Grill and melt the cheese
  1. Preheat the grill to medium-high and oil the grates. Heat until the grill is hot enough to form marks immediately.
  2. Grill zucchini cut-side down for 5–6 minutes without moving, until deep grill marks form. The cut surface should look charred and glossy.
  3. Flip the zucchini skin-side down and grill for 3–4 minutes. Continue cooking until the skin is lightly browned and the zucchini is tender.
  4. Flip back to cut-side up and scatter mozzarella and parmesan over each steak. Distribute cheese so it covers the crosshatch surface.

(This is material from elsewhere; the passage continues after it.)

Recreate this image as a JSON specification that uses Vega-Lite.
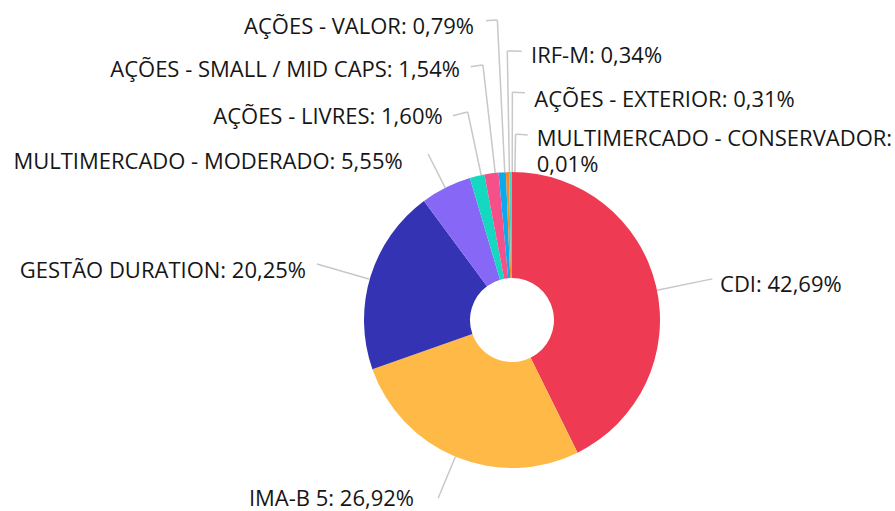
{
  "$schema": "https://vega.github.io/schema/vega-lite/v6.json",
  "width": 766,
  "height": 382,
  "padding": {"left": 129, "top": 129, "right": 0, "bottom": 0},
  "autosize": {"type": "none"},
  "background": "#ffffff",
  "config": {"view": {"stroke": null}},
  "data": {
    "values": [
      {"cat": "CDI", "value": 42.69},
      {"cat": "IMA-B 5", "value": 26.92},
      {"cat": "GESTÃO DURATION", "value": 20.25},
      {"cat": "MULTIMERCADO - MODERADO", "value": 5.55},
      {"cat": "AÇÕES - LIVRES", "value": 1.60},
      {"cat": "AÇÕES - SMALL / MID CAPS", "value": 1.54},
      {"cat": "AÇÕES - VALOR", "value": 0.79},
      {"cat": "IRF-M", "value": 0.34},
      {"cat": "AÇÕES - EXTERIOR", "value": 0.31},
      {"cat": "MULTIMERCADO - CONSERVADOR", "value": 0.01}
    ]
  },
  "transform": [
    {"stack": "value", "groupby": [], "as": ["v0", "v1"]},
    {"calculate": "(datum.v0 + datum.v1) / 2", "as": "mid"},
    {"calculate": "datum.cat + ': ' + replace(format(datum.value, '.2f'), '.', ',') + '%'", "as": "label"}
  ],
  "layer": [
    {
      "mark": {"type": "arc", "outerRadius": 148, "innerRadius": 42},
      "encoding": {
        "theta": {"field": "v0", "type": "quantitative", "stack": null, "scale": {"type": "linear", "domain": [0, 100], "range": [0, 6.283185307179586]}},
        "theta2": {"field": "v1"},
        "color": {
          "field": "cat", "type": "nominal", "legend": null,
          "scale": {
            "domain": ["CDI", "IMA-B 5", "GESTÃO DURATION", "MULTIMERCADO - MODERADO", "AÇÕES - LIVRES", "AÇÕES - SMALL / MID CAPS", "AÇÕES - VALOR", "IRF-M", "AÇÕES - EXTERIOR", "MULTIMERCADO - CONSERVADOR"],
            "range": ["#EE3A52", "#FFB946", "#3333B3", "#8768F6", "#14D9C0", "#F5508A", "#0BAAEF", "#F7892B", "#3CD6D0", "#FF6A3D"]
          }
        }
      }
    },
    {"transform": [{"filter": "datum.cat === 'CDI'"}], "mark": {"type": "arc", "outerRadius": 204.5, "innerRadius": 148, "thetaOffset": 0.0272, "theta2Offset": 0.0272, "stroke": "#c8c8c8", "strokeWidth": 1.5, "fillOpacity": 0}, "encoding": {"theta": {"field": "mid", "type": "quantitative", "stack": null, "scale": {"type": "linear", "domain": [0, 100], "range": [0, 6.283185307179586]}}, "theta2": {"field": "mid"}}},
    {"transform": [{"filter": "datum.cat === 'IMA-B 5'"}], "mark": {"type": "arc", "outerRadius": 193, "innerRadius": 148, "thetaOffset": 0.0063, "theta2Offset": 0.0063, "stroke": "#c8c8c8", "strokeWidth": 1.5, "fillOpacity": 0}, "encoding": {"theta": {"field": "mid", "type": "quantitative", "stack": null, "scale": {"type": "linear", "domain": [0, 100], "range": [0, 6.283185307179586]}}, "theta2": {"field": "mid"}}},
    {"transform": [{"filter": "datum.cat === 'GESTÃO DURATION'"}], "mark": {"type": "arc", "outerRadius": 203, "innerRadius": 148, "thetaOffset": -0.0183, "theta2Offset": -0.0183, "stroke": "#c8c8c8", "strokeWidth": 1.5, "fillOpacity": 0}, "encoding": {"theta": {"field": "mid", "type": "quantitative", "stack": null, "scale": {"type": "linear", "domain": [0, 100], "range": [0, 6.283185307179586]}}, "theta2": {"field": "mid"}}},
    {"transform": [{"filter": "datum.cat === 'MULTIMERCADO - MODERADO'"}], "mark": {"type": "arc", "outerRadius": 186, "innerRadius": 148, "thetaOffset": -0.0051, "theta2Offset": -0.0051, "stroke": "#c8c8c8", "strokeWidth": 1.5, "fillOpacity": 0}, "encoding": {"theta": {"field": "mid", "type": "quantitative", "stack": null, "scale": {"type": "linear", "domain": [0, 100], "range": [0, 6.283185307179586]}}, "theta2": {"field": "mid"}}},
    {"transform": [{"filter": "datum.cat === 'AÇÕES - LIVRES'"}], "mark": {"type": "arc", "outerRadius": 212.6, "innerRadius": 148, "thetaOffset": 0.0286, "theta2Offset": 0.0286, "stroke": "#c8c8c8", "strokeWidth": 1.5, "fillOpacity": 0}, "encoding": {"theta": {"field": "mid", "type": "quantitative", "stack": null, "scale": {"type": "linear", "domain": [0, 100], "range": [0, 6.283185307179586]}}, "theta2": {"field": "mid"}}},
    {"transform": [{"filter": "datum.cat === 'AÇÕES - LIVRES'"}], "mark": {"type": "arc", "outerRadius": 212.6, "innerRadius": 212.6, "thetaOffset": 0.0286, "theta2Offset": -0.0434, "stroke": "#c8c8c8", "strokeWidth": 1.5, "fillOpacity": 0}, "encoding": {"theta": {"field": "mid", "type": "quantitative", "stack": null, "scale": {"type": "linear", "domain": [0, 100], "range": [0, 6.283185307179586]}}, "theta2": {"field": "mid"}}},
    {"transform": [{"filter": "datum.cat === 'AÇÕES - SMALL / MID CAPS'"}], "mark": {"type": "arc", "outerRadius": 256.6, "innerRadius": 148, "thetaOffset": 0.026, "theta2Offset": 0.026, "stroke": "#c8c8c8", "strokeWidth": 1.5, "fillOpacity": 0}, "encoding": {"theta": {"field": "mid", "type": "quantitative", "stack": null, "scale": {"type": "linear", "domain": [0, 100], "range": [0, 6.283185307179586]}}, "theta2": {"field": "mid"}}},
    {"transform": [{"filter": "datum.cat === 'AÇÕES - SMALL / MID CAPS'"}], "mark": {"type": "arc", "outerRadius": 256.6, "innerRadius": 256.6, "thetaOffset": 0.026, "theta2Offset": -0.022, "stroke": "#c8c8c8", "strokeWidth": 1.5, "fillOpacity": 0}, "encoding": {"theta": {"field": "mid", "type": "quantitative", "stack": null, "scale": {"type": "linear", "domain": [0, 100], "range": [0, 6.283185307179586]}}, "theta2": {"field": "mid"}}},
    {"transform": [{"filter": "datum.cat === 'AÇÕES - VALOR'"}], "mark": {"type": "arc", "outerRadius": 300.4, "innerRadius": 148, "thetaOffset": 0.0175, "theta2Offset": 0.0175, "stroke": "#c8c8c8", "strokeWidth": 1.5, "fillOpacity": 0}, "encoding": {"theta": {"field": "mid", "type": "quantitative", "stack": null, "scale": {"type": "linear", "domain": [0, 100], "range": [0, 6.283185307179586]}}, "theta2": {"field": "mid"}}},
    {"transform": [{"filter": "datum.cat === 'AÇÕES - VALOR'"}], "mark": {"type": "arc", "outerRadius": 300.4, "innerRadius": 300.4, "thetaOffset": 0.0175, "theta2Offset": -0.0202, "stroke": "#c8c8c8", "strokeWidth": 1.5, "fillOpacity": 0}, "encoding": {"theta": {"field": "mid", "type": "quantitative", "stack": null, "scale": {"type": "linear", "domain": [0, 100], "range": [0, 6.283185307179586]}}, "theta2": {"field": "mid"}}},
    {"transform": [{"filter": "datum.cat === 'IRF-M'"}], "mark": {"type": "arc", "outerRadius": 269, "innerRadius": 148, "thetaOffset": 0.0133, "theta2Offset": 0.0133, "stroke": "#c8c8c8", "strokeWidth": 1.5, "fillOpacity": 0}, "encoding": {"theta": {"field": "mid", "type": "quantitative", "stack": null, "scale": {"type": "linear", "domain": [0, 100], "range": [0, 6.283185307179586]}}, "theta2": {"field": "mid"}}},
    {"transform": [{"filter": "datum.cat === 'IRF-M'"}], "mark": {"type": "arc", "outerRadius": 269, "innerRadius": 269, "thetaOffset": 0.0133, "theta2Offset": 0.0668, "stroke": "#c8c8c8", "strokeWidth": 1.5, "fillOpacity": 0}, "encoding": {"theta": {"field": "mid", "type": "quantitative", "stack": null, "scale": {"type": "linear", "domain": [0, 100], "range": [0, 6.283185307179586]}}, "theta2": {"field": "mid"}}},
    {"transform": [{"filter": "datum.cat === 'AÇÕES - EXTERIOR'"}], "mark": {"type": "arc", "outerRadius": 227.7, "innerRadius": 148, "thetaOffset": 0.012, "theta2Offset": 0.012, "stroke": "#c8c8c8", "strokeWidth": 1.5, "fillOpacity": 0}, "encoding": {"theta": {"field": "mid", "type": "quantitative", "stack": null, "scale": {"type": "linear", "domain": [0, 100], "range": [0, 6.283185307179586]}}, "theta2": {"field": "mid"}}},
    {"transform": [{"filter": "datum.cat === 'AÇÕES - EXTERIOR'"}], "mark": {"type": "arc", "outerRadius": 227.7, "innerRadius": 227.7, "thetaOffset": 0.012, "theta2Offset": 0.0673, "stroke": "#c8c8c8", "strokeWidth": 1.5, "fillOpacity": 0}, "encoding": {"theta": {"field": "mid", "type": "quantitative", "stack": null, "scale": {"type": "linear", "domain": [0, 100], "range": [0, 6.283185307179586]}}, "theta2": {"field": "mid"}}},
    {"transform": [{"filter": "datum.cat === 'MULTIMERCADO - CONSERVADOR'"}], "mark": {"type": "arc", "outerRadius": 185.7, "innerRadius": 148, "thetaOffset": 0.0195, "theta2Offset": 0.0195, "stroke": "#c8c8c8", "strokeWidth": 1.5, "fillOpacity": 0}, "encoding": {"theta": {"field": "mid", "type": "quantitative", "stack": null, "scale": {"type": "linear", "domain": [0, 100], "range": [0, 6.283185307179586]}}, "theta2": {"field": "mid"}}},
    {"transform": [{"filter": "datum.cat === 'MULTIMERCADO - CONSERVADOR'"}], "mark": {"type": "arc", "outerRadius": 185.7, "innerRadius": 185.7, "thetaOffset": 0.0195, "theta2Offset": 0.0845, "stroke": "#c8c8c8", "strokeWidth": 1.5, "fillOpacity": 0}, "encoding": {"theta": {"field": "mid", "type": "quantitative", "stack": null, "scale": {"type": "linear", "domain": [0, 100], "range": [0, 6.283185307179586]}}, "theta2": {"field": "mid"}}},
    {"transform": [{"filter": "datum.cat === 'CDI'"}], "mark": {"type": "text", "radius": 205, "align": "left", "baseline": "middle", "dx": 8.4, "dy": 11.9, "font": "Open Sans", "fontSize": 22, "color": "#161616"}, "encoding": {"theta": {"field": "mid", "type": "quantitative", "stack": null, "scale": {"type": "linear", "domain": [0, 100], "range": [0, 6.283185307179586]}}, "text": {"field": "label"}}},
    {"transform": [{"filter": "datum.cat === 'IMA-B 5'"}], "mark": {"type": "text", "radius": 195, "align": "right", "baseline": "middle", "dx": -24.5, "dy": -1.9, "font": "Open Sans", "fontSize": 22, "color": "#161616"}, "encoding": {"theta": {"field": "mid", "type": "quantitative", "stack": null, "scale": {"type": "linear", "domain": [0, 100], "range": [0, 6.283185307179586]}}, "text": {"field": "label"}}},
    {"transform": [{"filter": "datum.cat === 'GESTÃO DURATION'"}], "mark": {"type": "text", "radius": 203, "align": "right", "baseline": "middle", "dx": -11.9, "dy": 10.8, "font": "Open Sans", "fontSize": 22, "color": "#161616"}, "encoding": {"theta": {"field": "mid", "type": "quantitative", "stack": null, "scale": {"type": "linear", "domain": [0, 100], "range": [0, 6.283185307179586]}}, "text": {"field": "label"}}},
    {"transform": [{"filter": "datum.cat === 'MULTIMERCADO - MODERADO'"}], "mark": {"type": "text", "radius": 186, "align": "right", "baseline": "middle", "dx": -26.3, "dy": 8.0, "font": "Open Sans", "fontSize": 22, "color": "#161616"}, "encoding": {"theta": {"field": "mid", "type": "quantitative", "stack": null, "scale": {"type": "linear", "domain": [0, 100], "range": [0, 6.283185307179586]}}, "text": {"field": "label"}}},
    {"transform": [{"filter": "datum.cat === 'AÇÕES - LIVRES'"}], "mark": {"type": "text", "radius": 213, "align": "right", "baseline": "middle", "dx": -19.1, "dy": 3.95, "font": "Open Sans", "fontSize": 22, "color": "#161616"}, "encoding": {"theta": {"field": "mid", "type": "quantitative", "stack": null, "scale": {"type": "linear", "domain": [0, 100], "range": [0, 6.283185307179586]}}, "text": {"field": "label"}}},
    {"transform": [{"filter": "datum.cat === 'AÇÕES - SMALL / MID CAPS'"}], "mark": {"type": "text", "radius": 257, "align": "right", "baseline": "middle", "dx": -16.3, "dy": 4.05, "font": "Open Sans", "fontSize": 22, "color": "#161616"}, "encoding": {"theta": {"field": "mid", "type": "quantitative", "stack": null, "scale": {"type": "linear", "domain": [0, 100], "range": [0, 6.283185307179586]}}, "text": {"field": "label"}}},
    {"transform": [{"filter": "datum.cat === 'AÇÕES - VALOR'"}], "mark": {"type": "text", "radius": 300, "align": "right", "baseline": "middle", "dx": -18.1, "dy": 5.9, "font": "Open Sans", "fontSize": 22, "color": "#161616"}, "encoding": {"theta": {"field": "mid", "type": "quantitative", "stack": null, "scale": {"type": "linear", "domain": [0, 100], "range": [0, 6.283185307179586]}}, "text": {"field": "label"}}},
    {"transform": [{"filter": "datum.cat === 'IRF-M'"}], "mark": {"type": "text", "radius": 269, "align": "left", "baseline": "middle", "dx": 27.3, "dy": 5.1, "font": "Open Sans", "fontSize": 22, "color": "#161616"}, "encoding": {"theta": {"field": "mid", "type": "quantitative", "stack": null, "scale": {"type": "linear", "domain": [0, 100], "range": [0, 6.283185307179586]}}, "text": {"field": "label"}}},
    {"transform": [{"filter": "datum.cat === 'AÇÕES - EXTERIOR'"}], "mark": {"type": "text", "radius": 228, "align": "left", "baseline": "middle", "dx": 24.65, "dy": 8.25, "font": "Open Sans", "fontSize": 22, "color": "#161616"}, "encoding": {"theta": {"field": "mid", "type": "quantitative", "stack": null, "scale": {"type": "linear", "domain": [0, 100], "range": [0, 6.283185307179586]}}, "text": {"field": "label"}}},
    {"transform": [{"filter": "datum.cat === 'MULTIMERCADO - CONSERVADOR'"}, {"calculate": "[datum.cat + ':', replace(format(datum.value, '.2f'), '.', ',') + '%']", "as": "lab2"}], "mark": {"type": "text", "radius": 186, "align": "left", "baseline": "top", "lineHeight": 26, "dx": 24.8, "dy": -4.7, "font": "Open Sans", "fontSize": 22, "color": "#161616"}, "encoding": {"theta": {"field": "mid", "type": "quantitative", "stack": null, "scale": {"type": "linear", "domain": [0, 100], "range": [0, 6.283185307179586]}}, "text": {"field": "lab2"}}}
  ]
}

  5. Close the grill lid and heat for 1–2 minutes until the cheese melts. Look for bubbling and a melted, lightly browned top.
Serve
  1. Garnish with fresh parsley and serve immediately. Finish each steak right after melting for the best texture.

Notes

Pro tip: oil the grill grates well and avoid moving the zucchini during the first cook so the char develops and the steaks hold their shape. Store leftovers in an airtight container in the fridge up to 3 days; reheat on a hot grill pan or in a skillet over medium heat until warmed through. Freezing is not recommended because zucchini turns watery after thawing. For a dairy-light option, use part-skim mozzarella and a smaller amount of parmesan.